* [WORK TO COMPLETE]:
Leave out every picture, then transcribe the rest of the listing exactly.

Excerpt from a dataset:
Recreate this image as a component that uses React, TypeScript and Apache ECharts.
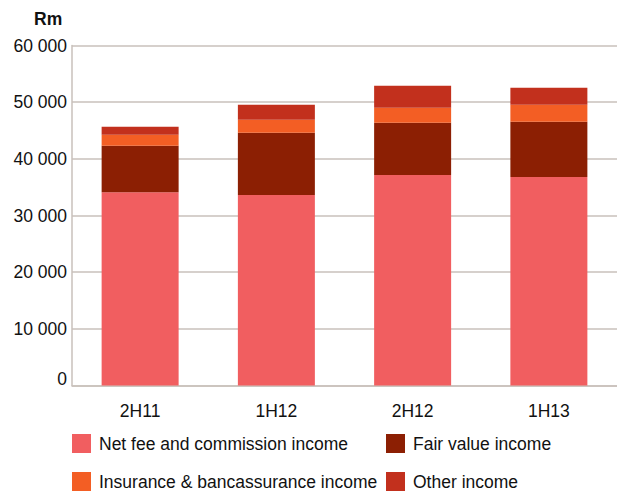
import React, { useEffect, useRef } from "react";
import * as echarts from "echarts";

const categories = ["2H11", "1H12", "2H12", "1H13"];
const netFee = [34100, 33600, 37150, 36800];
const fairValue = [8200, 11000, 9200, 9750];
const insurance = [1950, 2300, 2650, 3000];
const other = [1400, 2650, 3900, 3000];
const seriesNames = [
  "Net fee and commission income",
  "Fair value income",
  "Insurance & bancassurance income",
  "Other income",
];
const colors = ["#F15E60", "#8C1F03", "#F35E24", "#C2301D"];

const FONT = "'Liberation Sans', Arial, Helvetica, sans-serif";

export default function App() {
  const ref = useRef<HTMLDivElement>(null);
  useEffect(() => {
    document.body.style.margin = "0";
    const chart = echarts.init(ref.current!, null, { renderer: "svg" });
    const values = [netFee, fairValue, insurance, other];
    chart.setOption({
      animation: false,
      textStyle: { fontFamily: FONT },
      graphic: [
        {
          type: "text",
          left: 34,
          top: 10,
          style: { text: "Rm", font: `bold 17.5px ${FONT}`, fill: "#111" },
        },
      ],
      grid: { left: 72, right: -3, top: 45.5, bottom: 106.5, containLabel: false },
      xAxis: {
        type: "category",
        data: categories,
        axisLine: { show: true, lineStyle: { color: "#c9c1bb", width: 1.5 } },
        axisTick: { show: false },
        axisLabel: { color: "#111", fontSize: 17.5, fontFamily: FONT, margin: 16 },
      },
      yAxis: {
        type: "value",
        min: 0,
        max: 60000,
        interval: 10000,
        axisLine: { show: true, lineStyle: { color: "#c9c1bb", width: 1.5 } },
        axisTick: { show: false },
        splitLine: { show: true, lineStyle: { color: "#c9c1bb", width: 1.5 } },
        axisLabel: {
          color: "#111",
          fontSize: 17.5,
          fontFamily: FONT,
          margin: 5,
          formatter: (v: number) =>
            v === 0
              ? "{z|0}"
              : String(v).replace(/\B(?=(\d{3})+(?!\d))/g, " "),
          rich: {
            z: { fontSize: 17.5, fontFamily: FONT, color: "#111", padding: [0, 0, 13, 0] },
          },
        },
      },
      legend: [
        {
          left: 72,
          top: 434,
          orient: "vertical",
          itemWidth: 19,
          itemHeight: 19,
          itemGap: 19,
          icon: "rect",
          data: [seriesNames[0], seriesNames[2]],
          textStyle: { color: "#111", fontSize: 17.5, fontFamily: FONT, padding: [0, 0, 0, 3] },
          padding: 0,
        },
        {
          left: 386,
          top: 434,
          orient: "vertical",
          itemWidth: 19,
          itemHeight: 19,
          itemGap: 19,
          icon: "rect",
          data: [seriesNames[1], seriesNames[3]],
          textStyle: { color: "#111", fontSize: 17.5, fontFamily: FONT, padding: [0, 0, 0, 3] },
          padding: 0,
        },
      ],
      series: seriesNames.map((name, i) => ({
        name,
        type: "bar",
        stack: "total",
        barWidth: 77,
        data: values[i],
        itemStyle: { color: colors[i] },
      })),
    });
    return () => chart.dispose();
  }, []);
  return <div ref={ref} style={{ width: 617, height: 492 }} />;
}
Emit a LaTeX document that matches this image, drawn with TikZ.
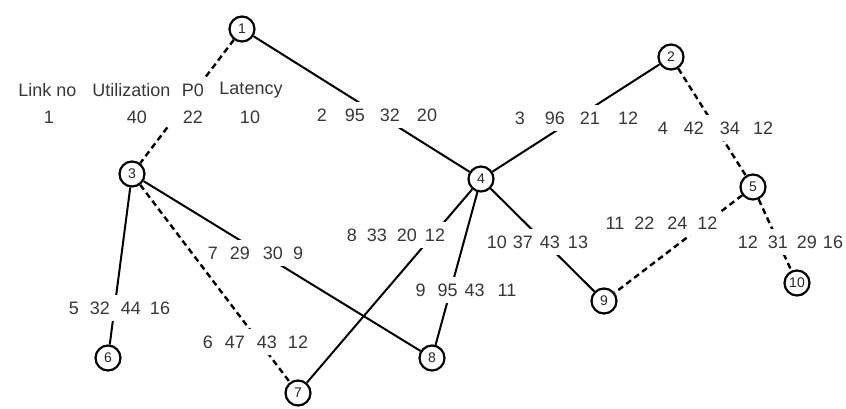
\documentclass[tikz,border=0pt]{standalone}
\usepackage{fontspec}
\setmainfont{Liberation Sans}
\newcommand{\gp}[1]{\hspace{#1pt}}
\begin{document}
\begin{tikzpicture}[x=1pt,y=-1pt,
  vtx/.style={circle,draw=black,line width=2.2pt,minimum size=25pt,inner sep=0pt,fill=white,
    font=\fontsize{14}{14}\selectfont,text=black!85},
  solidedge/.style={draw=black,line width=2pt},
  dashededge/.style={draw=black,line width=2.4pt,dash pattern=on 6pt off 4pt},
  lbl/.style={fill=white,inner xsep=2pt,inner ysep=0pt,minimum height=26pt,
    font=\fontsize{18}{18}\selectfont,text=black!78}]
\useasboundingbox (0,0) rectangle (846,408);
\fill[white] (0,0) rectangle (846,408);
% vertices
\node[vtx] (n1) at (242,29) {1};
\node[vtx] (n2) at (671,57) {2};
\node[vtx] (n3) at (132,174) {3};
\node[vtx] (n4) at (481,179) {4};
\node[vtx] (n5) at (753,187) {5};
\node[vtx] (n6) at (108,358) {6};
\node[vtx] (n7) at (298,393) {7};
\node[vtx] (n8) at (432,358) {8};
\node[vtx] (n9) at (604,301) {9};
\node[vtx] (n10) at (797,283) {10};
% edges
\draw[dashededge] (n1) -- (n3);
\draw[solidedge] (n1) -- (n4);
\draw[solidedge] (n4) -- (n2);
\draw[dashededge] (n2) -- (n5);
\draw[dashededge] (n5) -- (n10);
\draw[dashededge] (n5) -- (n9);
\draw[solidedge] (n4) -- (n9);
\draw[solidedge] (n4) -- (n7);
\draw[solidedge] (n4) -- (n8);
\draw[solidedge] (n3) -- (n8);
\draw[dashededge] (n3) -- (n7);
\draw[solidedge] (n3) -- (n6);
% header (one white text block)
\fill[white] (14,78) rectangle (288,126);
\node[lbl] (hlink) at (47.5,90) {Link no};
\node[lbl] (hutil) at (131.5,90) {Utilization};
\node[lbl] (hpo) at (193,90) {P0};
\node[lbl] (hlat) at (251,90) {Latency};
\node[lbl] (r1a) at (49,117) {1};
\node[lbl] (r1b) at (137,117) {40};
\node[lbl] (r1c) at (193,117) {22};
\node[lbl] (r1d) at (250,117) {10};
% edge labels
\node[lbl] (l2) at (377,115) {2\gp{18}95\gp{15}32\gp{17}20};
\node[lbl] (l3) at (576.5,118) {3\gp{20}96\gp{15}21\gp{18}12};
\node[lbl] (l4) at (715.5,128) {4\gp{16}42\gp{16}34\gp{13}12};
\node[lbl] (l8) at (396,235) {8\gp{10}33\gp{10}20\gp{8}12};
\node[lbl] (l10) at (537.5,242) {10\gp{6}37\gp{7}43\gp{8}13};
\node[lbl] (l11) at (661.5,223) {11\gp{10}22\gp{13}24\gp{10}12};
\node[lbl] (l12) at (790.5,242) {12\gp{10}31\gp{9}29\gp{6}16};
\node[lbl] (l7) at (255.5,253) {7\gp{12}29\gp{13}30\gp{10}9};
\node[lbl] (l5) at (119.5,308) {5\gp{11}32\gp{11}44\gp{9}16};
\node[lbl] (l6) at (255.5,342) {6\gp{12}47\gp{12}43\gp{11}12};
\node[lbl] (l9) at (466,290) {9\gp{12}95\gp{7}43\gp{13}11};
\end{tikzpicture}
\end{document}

* [WORKED ANSWER]:
Recreate this image as a component that uses React, TypeScript and Apache ECharts.
import React, { useEffect, useRef } from "react";
import * as echarts from "echarts";

const categories = ["2H11", "1H12", "2H12", "1H13"];
const netFee = [34100, 33600, 37150, 36800];
const fairValue = [8200, 11000, 9200, 9750];
const insurance = [1950, 2300, 2650, 3000];
const other = [1400, 2650, 3900, 3000];
const seriesNames = [
  "Net fee and commission income",
  "Fair value income",
  "Insurance & bancassurance income",
  "Other income",
];
const colors = ["#F15E60", "#8C1F03", "#F35E24", "#C2301D"];

const FONT = "'Liberation Sans', Arial, Helvetica, sans-serif";

export default function App() {
  const ref = useRef<HTMLDivElement>(null);
  useEffect(() => {
    document.body.style.margin = "0";
    const chart = echarts.init(ref.current!, null, { renderer: "svg" });
    const values = [netFee, fairValue, insurance, other];
    chart.setOption({
      animation: false,
      textStyle: { fontFamily: FONT },
      graphic: [
        {
          type: "text",
          left: 34,
          top: 10,
          style: { text: "Rm", font: `bold 17.5px ${FONT}`, fill: "#111" },
        },
      ],
      grid: { left: 72, right: -3, top: 45.5, bottom: 106.5, containLabel: false },
      xAxis: {
        type: "category",
        data: categories,
        axisLine: { show: true, lineStyle: { color: "#c9c1bb", width: 1.5 } },
        axisTick: { show: false },
        axisLabel: { color: "#111", fontSize: 17.5, fontFamily: FONT, margin: 16 },
      },
      yAxis: {
        type: "value",
        min: 0,
        max: 60000,
        interval: 10000,
        axisLine: { show: true, lineStyle: { color: "#c9c1bb", width: 1.5 } },
        axisTick: { show: false },
        splitLine: { show: true, lineStyle: { color: "#c9c1bb", width: 1.5 } },
        axisLabel: {
          color: "#111",
          fontSize: 17.5,
          fontFamily: FONT,
          margin: 5,
          formatter: (v: number) =>
            v === 0
              ? "{z|0}"
              : String(v).replace(/\B(?=(\d{3})+(?!\d))/g, " "),
          rich: {
            z: { fontSize: 17.5, fontFamily: FONT, color: "#111", padding: [0, 0, 13, 0] },
          },
        },
      },
      legend: [
        {
          left: 72,
          top: 434,
          orient: "vertical",
          itemWidth: 19,
          itemHeight: 19,
          itemGap: 19,
          icon: "rect",
          data: [seriesNames[0], seriesNames[2]],
          textStyle: { color: "#111", fontSize: 17.5, fontFamily: FONT, padding: [0, 0, 0, 3] },
          padding: 0,
        },
        {
          left: 386,
          top: 434,
          orient: "vertical",
          itemWidth: 19,
          itemHeight: 19,
          itemGap: 19,
          icon: "rect",
          data: [seriesNames[1], seriesNames[3]],
          textStyle: { color: "#111", fontSize: 17.5, fontFamily: FONT, padding: [0, 0, 0, 3] },
          padding: 0,
        },
      ],
      series: seriesNames.map((name, i) => ({
        name,
        type: "bar",
        stack: "total",
        barWidth: 77,
        data: values[i],
        itemStyle: { color: colors[i] },
      })),
    });
    return () => chart.dispose();
  }, []);
  return <div ref={ref} style={{ width: 617, height: 492 }} />;
}
Emit a LaTeX document that matches this image, drawn with TikZ.
\documentclass[tikz,border=0pt]{standalone}
\usepackage{fontspec}
\setmainfont{Liberation Sans}
\newcommand{\gp}[1]{\hspace{#1pt}}
\begin{document}
\begin{tikzpicture}[x=1pt,y=-1pt,
  vtx/.style={circle,draw=black,line width=2.2pt,minimum size=25pt,inner sep=0pt,fill=white,
    font=\fontsize{14}{14}\selectfont,text=black!85},
  solidedge/.style={draw=black,line width=2pt},
  dashededge/.style={draw=black,line width=2.4pt,dash pattern=on 6pt off 4pt},
  lbl/.style={fill=white,inner xsep=2pt,inner ysep=0pt,minimum height=26pt,
    font=\fontsize{18}{18}\selectfont,text=black!78}]
\useasboundingbox (0,0) rectangle (846,408);
\fill[white] (0,0) rectangle (846,408);
% vertices
\node[vtx] (n1) at (242,29) {1};
\node[vtx] (n2) at (671,57) {2};
\node[vtx] (n3) at (132,174) {3};
\node[vtx] (n4) at (481,179) {4};
\node[vtx] (n5) at (753,187) {5};
\node[vtx] (n6) at (108,358) {6};
\node[vtx] (n7) at (298,393) {7};
\node[vtx] (n8) at (432,358) {8};
\node[vtx] (n9) at (604,301) {9};
\node[vtx] (n10) at (797,283) {10};
% edges
\draw[dashededge] (n1) -- (n3);
\draw[solidedge] (n1) -- (n4);
\draw[solidedge] (n4) -- (n2);
\draw[dashededge] (n2) -- (n5);
\draw[dashededge] (n5) -- (n10);
\draw[dashededge] (n5) -- (n9);
\draw[solidedge] (n4) -- (n9);
\draw[solidedge] (n4) -- (n7);
\draw[solidedge] (n4) -- (n8);
\draw[solidedge] (n3) -- (n8);
\draw[dashededge] (n3) -- (n7);
\draw[solidedge] (n3) -- (n6);
% header (one white text block)
\fill[white] (14,78) rectangle (288,126);
\node[lbl] (hlink) at (47.5,90) {Link no};
\node[lbl] (hutil) at (131.5,90) {Utilization};
\node[lbl] (hpo) at (193,90) {P0};
\node[lbl] (hlat) at (251,90) {Latency};
\node[lbl] (r1a) at (49,117) {1};
\node[lbl] (r1b) at (137,117) {40};
\node[lbl] (r1c) at (193,117) {22};
\node[lbl] (r1d) at (250,117) {10};
% edge labels
\node[lbl] (l2) at (377,115) {2\gp{18}95\gp{15}32\gp{17}20};
\node[lbl] (l3) at (576.5,118) {3\gp{20}96\gp{15}21\gp{18}12};
\node[lbl] (l4) at (715.5,128) {4\gp{16}42\gp{16}34\gp{13}12};
\node[lbl] (l8) at (396,235) {8\gp{10}33\gp{10}20\gp{8}12};
\node[lbl] (l10) at (537.5,242) {10\gp{6}37\gp{7}43\gp{8}13};
\node[lbl] (l11) at (661.5,223) {11\gp{10}22\gp{13}24\gp{10}12};
\node[lbl] (l12) at (790.5,242) {12\gp{10}31\gp{9}29\gp{6}16};
\node[lbl] (l7) at (255.5,253) {7\gp{12}29\gp{13}30\gp{10}9};
\node[lbl] (l5) at (119.5,308) {5\gp{11}32\gp{11}44\gp{9}16};
\node[lbl] (l6) at (255.5,342) {6\gp{12}47\gp{12}43\gp{11}12};
\node[lbl] (l9) at (466,290) {9\gp{12}95\gp{7}43\gp{13}11};
\end{tikzpicture}
\end{document}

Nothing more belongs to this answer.